You should use Rapidminer to complete Part A. Remember that the ID column is used specifically for identification and should not be included as a predictor variable in your machine learning prediction model.
Assume you are a manager at a local outpatient clinic.
You would like to offer patients at risk for obesity and hypercholesterolemia early interventions to help improve their health. Use the data in Cholesterol.xlsx file and use machine learning to identify four groups of similar patients, so you can offer tailored interventions to each group. In the gender column, 0 denotes Female, whereas a 1 denotes Male.
1a. What is the average cholesterol for the group with the highest overall cholesterol?

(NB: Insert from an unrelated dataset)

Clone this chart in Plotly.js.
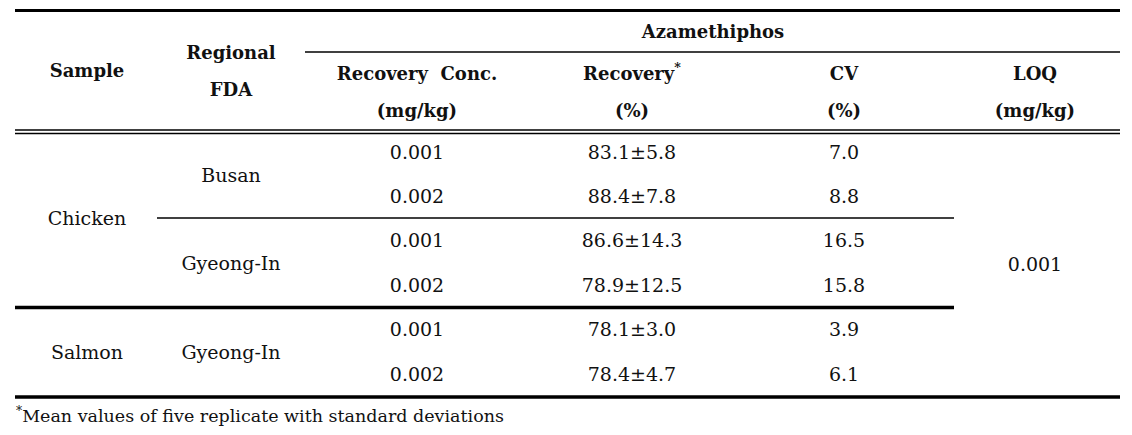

1b. Does this group have more males or females?
2. You have many patients who have still not signed up to use the patient portal, which allows patients to manage several health care related tasks online, such as medication refills, scheduling appointments and messaging their physician.
To increase patient portal adoption, you would like to send a targeted mail campaign to the group of current non-users who are more likely to sign up for the patient portal. Pick an appropriate machine learning program and use the Training.xlsx file to train your model and predict portal adoption for patients listed in Scoring.xlsx
2a. What machine learning algorithm would be appropriate: linear regression or logistic regression?
2b. What is the predicted patient portal adoption status for Patient ID 993? If targeted in the marketing campaign, is she likely to become an adopter or stay non-adopter?